Juntos nos recorrimos todos los pueblos de alrededor de verbena en verbena y, de nuevo, al llegar septiembre, nos despedíamos con alguna pulsera en la muñeca que prometíamos no quitarnos hasta el siguiente verano.

De las llamadas al fijo, pasamos a las cartas que nos escribíamos entre inglés y matemáticas y cuyos sobres tuneábamos con frases del nivel “corre, corre cartero para llegar a la casa del amigo que yo más quiero” para ver si el cartero se enrollaba y las entregaba más rápido.

Pasaban los años, nosotros crecíamos y seguíamos siendo amigos.

Los móviles nos lo pusieron todo más fácil y aquella página llamada Fotolog hizo que los meses de invierno, no nos perdiéramos nada de la vida del otro y que nos dedicáramos canciones de esas que creíamos que nos representaban.

Y ahora aquí estamos, más de media vida después y cada uno en su lugar de origen.

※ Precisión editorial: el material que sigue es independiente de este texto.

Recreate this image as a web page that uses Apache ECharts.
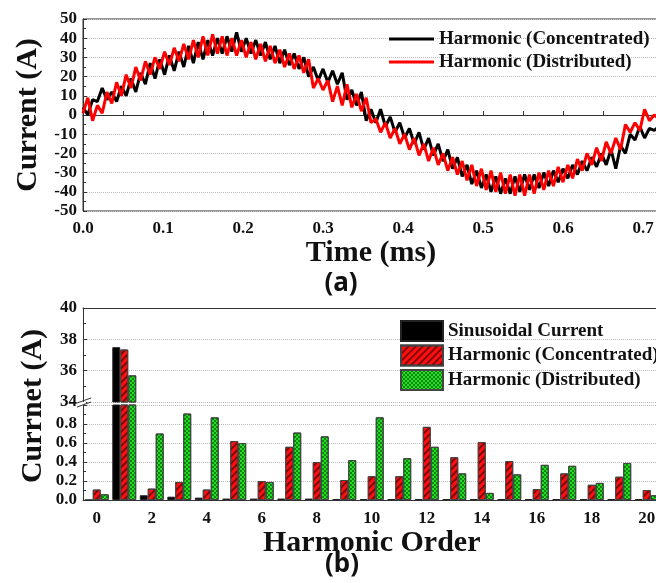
<!DOCTYPE html>
<html>
<head>
<meta charset="utf-8">
<script src="https://cdn.jsdelivr.net/npm/echarts@6/dist/echarts.min.js"></script>
<style>
html,body{margin:0;padding:0;background:#fff;}
#main{width:656px;height:583px;}
</style>
</head>
<body>
<div id="main"></div>
<script>
// (a) current waveform (peaks / troughs of the ripple)
const timeMs = [0,0.006,0.012,0.018,0.024,0.03,0.036,0.042,0.048,0.054,0.06,0.066,0.072,0.078,0.084,0.09,0.096,0.102,0.108,0.114,0.12,0.126,0.132,0.138,0.144,0.15,0.156,0.162,0.168,0.174,0.18,0.186,0.192,0.198,0.204,0.21,0.216,0.222,0.228,0.234,0.24,0.246,0.252,0.258,0.264,0.27,0.276,0.282,0.288,0.294,0.3,0.306,0.312,0.318,0.324,0.33,0.336,0.342,0.348,0.354,0.36,0.366,0.372,0.378,0.384,0.39,0.396,0.402,0.408,0.414,0.42,0.426,0.432,0.438,0.444,0.45,0.456,0.462,0.468,0.474,0.48,0.486,0.492,0.498,0.504,0.51,0.516,0.522,0.528,0.534,0.54,0.546,0.552,0.558,0.564,0.57,0.576,0.582,0.588,0.594,0.6,0.606,0.612,0.618,0.624,0.63,0.636,0.642,0.648,0.654,0.66,0.666,0.672,0.678,0.684,0.69,0.696,0.702,0.708,0.714,0.72];
const currentConcentrated = [4,0,8,7,14,8,12,7,15,10,
  19,12,22,16,27,19,29,21,31,23,
  33,25,36,27,38,29,39,31,40,32,
  41,33,43,33,40,32,39,31,38,29,
  36,27,34,26,32,24,30,20,25,18,
  24,17,23,16,22,8,13,5,12,-3,
  3,-4,3,-6,-1,-9,-4,-12,-7,-15,
  -9,-18,-12,-21,-15,-24,-18,-28,-22,-32,
  -26,-36,-29,-38,-31,-40,-32,-41,-33,-41,
  -32,-40,-31,-39,-31,-38,-30,-37,-29,-35,
  -28,-33,-26,-31,-24,-29,-22,-27,-20,-26,
  -18,-28,-16,-20,-10,-13,-6,-12,-7,-8,
  -6];
const currentDistributed = [1,9,-3,5,1,12,6,17,10,21,
  14,25,18,28,21,30,24,33,26,35,
  28,37,29,39,30,41,31,42,32,41,
  31,40,31,39,30,38,29,37,28,36,
  27,34,25,32,24,31,22,29,14,19,
  13,18,7,15,5,16,4,11,2,9,
  -4,-2,-9,-4,-12,-7,-15,-10,-18,-12,
  -21,-15,-24,-17,-26,-20,-29,-22,-31,-24,
  -34,-26,-37,-28,-39,-29,-40,-30,-41,-31,
  -42,-31,-42,-31,-41,-30,-39,-29,-37,-27,
  -35,-26,-33,-23,-29,-20,-26,-17,-24,-14,
  -20,-12,-18,-5,-9,-4,-8,3,-3,0,
  -2];

// (b) harmonic spectrum
const harmonicOrder = ['0','1','2','3','4','5','6','7','8','9','10','11','12','13','14','15','16','17','18','19','20'];
const sinusoidalCurrent = [0,37.5,0.05,0.035,0.025,0.015,0.015,0.015,0.015,0.01,0.01,0.01,0.01,0.01,0.01,0.01,0.01,0.01,0.01,0.01,0.01];
const harmonicConcentrated = [0.11,37.35,0.12,0.19,0.11,0.62,0.2,0.56,0.4,0.21,0.25,0.25,0.77,0.45,0.61,0.41,0.115,0.28,0.16,0.245,0.105];
const harmonicDistributed = [0.06,35.7,0.7,0.91,0.87,0.6,0.19,0.71,0.67,0.42,0.87,0.44,0.56,0.28,0.075,0.27,0.37,0.36,0.18,0.39,0.05];

const serif = 'Liberation Serif';
const axisColor = '#333';
const labelStyle = {fontFamily: serif, fontWeight: 'bold', fontSize: 17, color: '#111'};
const titleStyle = {fontFamily: serif, fontWeight: 'bold', fontSize: 30, color: '#111'};
const legendText = {fontFamily: serif, fontWeight: 'bold', fontSize: 19, lineHeight: 20, color: '#111'};
const dotted = {show: true, lineStyle: {color: '#bbb', type: 'dotted', width: 1}};

// bar names differ from the line names, legend shows the plain text
const barNames = {
  sin: 'Sinusoidal Current',
  conc: 'Harmonic (Concentrated) [b]',
  dist: 'Harmonic (Distributed) [b]'
};
const barStyles = {
  sin: {color: '#000', borderColor: '#222', borderWidth: 1},
  conc: {color: '#ff1010', borderColor: '#444', borderWidth: 1,
    decal: {symbol: 'rect', symbolSize: 1, dashArrayX: [1, 0], dashArrayY: [1.2, 2.6], rotation: -Math.PI / 4, color: 'rgba(110,0,0,0.85)'}},
  dist: {color: '#22e022', borderColor: '#444', borderWidth: 1,
    decal: {symbol: 'rect', symbolSize: 1, dashArrayX: [[1.5, 1.5], [0, 1.5, 1.5, 0]], dashArrayY: [1.5, 0], color: 'rgba(0,70,0,0.6)'}}
};

function barSeries(key, values, axisIdx) {
  return {
    name: barNames[key],
    type: 'bar',
    xAxisIndex: axisIdx,
    yAxisIndex: axisIdx,
    data: values,
    barGap: '0%',
    barCategoryGap: '13%',
    clip: true,
    itemStyle: barStyles[key]
  };
}

const chart = echarts.init(document.getElementById('main'));
chart.setOption({
  animation: false,
  textStyle: {fontFamily: serif},
  grid: [
    {left: 83, top: 19, width: 576, height: 192, outerBoundsMode: 'none', show: true, borderColor: axisColor, borderWidth: 1},
    {left: 83, top: 308, width: 577.5, height: 94, outerBoundsMode: 'none'},
    {left: 83, top: 405, width: 577.5, height: 95, outerBoundsMode: 'none'}
  ],
  legend: [
    {
      data: ['Harmonic (Concentrated)', 'Harmonic (Distributed)'],
      orient: 'vertical', left: 384, top: 24, padding: 5,
      icon: 'rect', itemWidth: 45, itemHeight: 3, itemGap: 3,
      textStyle: legendText
    },
    {
      data: [barNames.sin, barNames.conc, barNames.dist],
      orient: 'vertical', left: 395, top: 315, padding: 5,
      icon: 'rect', itemWidth: 42, itemHeight: 20, itemGap: 2.5,
      formatter: function (name) { return name.replace(' [b]', ''); },
      textStyle: legendText
    }
  ],
  xAxis: [
    {
      gridIndex: 0, type: 'value', min: 0, max: 0.72, interval: 0.1,
      axisLine: {lineStyle: {color: axisColor}},
      axisTick: {inside: true, length: 4, lineStyle: {color: axisColor}},
      minorTick: {show: true, splitNumber: 2, length: 4, lineStyle: {color: axisColor}},
      axisLabel: Object.assign({margin: 9, showMaxLabel: false, formatter: v => v.toFixed(1)}, labelStyle),
      splitLine: {show: false},
      name: 'Time (ms)', nameLocation: 'middle', nameGap: 25, nameTextStyle: titleStyle
    },
    {
      gridIndex: 1, type: 'category', data: harmonicOrder, position: 'top',
      axisLine: {lineStyle: {color: axisColor}},
      axisTick: {show: false}, axisLabel: {show: false}
    },
    {
      gridIndex: 2, type: 'category', data: harmonicOrder,
      axisLine: {lineStyle: {color: axisColor}},
      axisTick: {show: false},
      axisLabel: Object.assign({interval: 1, margin: 10}, labelStyle),
      name: 'Harmonic Order', nameLocation: 'middle', nameGap: 23, nameTextStyle: titleStyle
    }
  ],
  yAxis: [
    {
      gridIndex: 0, type: 'value', min: -50, max: 50, interval: 10,
      axisLine: {show: true, lineStyle: {color: axisColor}},
      axisTick: {show: true, inside: true, length: 4, lineStyle: {color: axisColor}},
      minorTick: {show: true, splitNumber: 2, length: 3, lineStyle: {color: axisColor}},
      axisLabel: Object.assign({margin: 6}, labelStyle),
      splitLine: dotted,
      name: 'Current (A)', nameLocation: 'middle', nameGap: 36, nameTextStyle: titleStyle
    },
    {
      gridIndex: 1, type: 'value', min: 34, max: 40, interval: 2,
      axisLine: {show: true, lineStyle: {color: axisColor}},
      axisTick: {show: true, inside: true, length: 4, lineStyle: {color: axisColor}},
      minorTick: {show: true, splitNumber: 2, length: 3, lineStyle: {color: axisColor}},
      axisLabel: Object.assign({margin: 6}, labelStyle),
      splitLine: dotted
    },
    {
      gridIndex: 2, type: 'value', min: 0, max: 1, interval: 0.2,
      axisLine: {show: true, lineStyle: {color: axisColor}},
      axisTick: {show: true, inside: true, length: 4, lineStyle: {color: axisColor}},
      minorTick: {show: true, splitNumber: 2, length: 3, lineStyle: {color: axisColor}},
      axisLabel: Object.assign({margin: 6, showMaxLabel: false, formatter: v => v.toFixed(1)}, labelStyle),
      splitLine: dotted
    }
  ],
  series: [
    {
      name: 'Harmonic (Concentrated)', type: 'line', xAxisIndex: 0, yAxisIndex: 0,
      data: timeMs.map((t, i) => [t, currentConcentrated[i]]),
      symbol: 'none', lineStyle: {color: '#000', width: 3}, itemStyle: {color: '#000'}
    },
    {
      name: 'Harmonic (Distributed)', type: 'line', xAxisIndex: 0, yAxisIndex: 0,
      data: timeMs.map((t, i) => [t, currentDistributed[i]]),
      symbol: 'none', lineStyle: {color: '#ff0000', width: 3}, itemStyle: {color: '#ff0000'}
    },
    barSeries('sin', sinusoidalCurrent, 2),
    barSeries('conc', harmonicConcentrated, 2),
    barSeries('dist', harmonicDistributed, 2),
    barSeries('sin', sinusoidalCurrent, 1),
    barSeries('conc', harmonicConcentrated, 1),
    barSeries('dist', harmonicDistributed, 1)
  ],
  graphic: [
    {type: 'text', x: 341, y: 284, style: {text: '(a)', font: 'bold 26px "Noto Sans"', fill: '#111', align: 'center', verticalAlign: 'middle', textAlign: 'center', textVerticalAlign: 'middle'}},
    {type: 'text', x: 342, y: 565, style: {text: '(b)', font: 'bold 26px "Noto Sans"', fill: '#111', align: 'center', verticalAlign: 'middle', textAlign: 'center', textVerticalAlign: 'middle'}},
    {type: 'text', x: 33, y: 406, rotation: Math.PI / 2, style: {text: 'Currnet (A)', font: 'bold 30px "Liberation Serif"', fill: '#111', align: 'center', verticalAlign: 'middle', textAlign: 'center', textVerticalAlign: 'middle'}},
    // axis break marks
    {type: 'rect', shape: {x: 80, y: 402, width: 6, height: 3}, style: {fill: '#fff'}, z: 100},
    {type: 'line', shape: {x1: 77, y1: 403, x2: 91, y2: 398}, style: {stroke: '#333', lineWidth: 1}, z: 101},
    {type: 'line', shape: {x1: 77, y1: 407, x2: 91, y2: 402}, style: {stroke: '#333', lineWidth: 1}, z: 101}
  ]
});
</script>
</body>
</html>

Ya no compartimos veranos y cada vez pasamos menos tiempo compartiendo un refresco en el parque pero compartimos tiempo de conexión del whatssap y brindamos con cervezas cada vez que ambos pisamos territorio amigo.

 

Seguimos reconociendo a esos canijos desdentados que se conocieron en cada carcajada que soltamos alrededor de una mesa o en cada baile que nos echamos si coincidimos en las fiestas del pueblo.

Hemos pasado, sin saber en qué instante ha sido, de ser amigos del verano a amigos de vida.

Amigos de esos que crean su propio verano, aunque se vean un fin de semana de enero.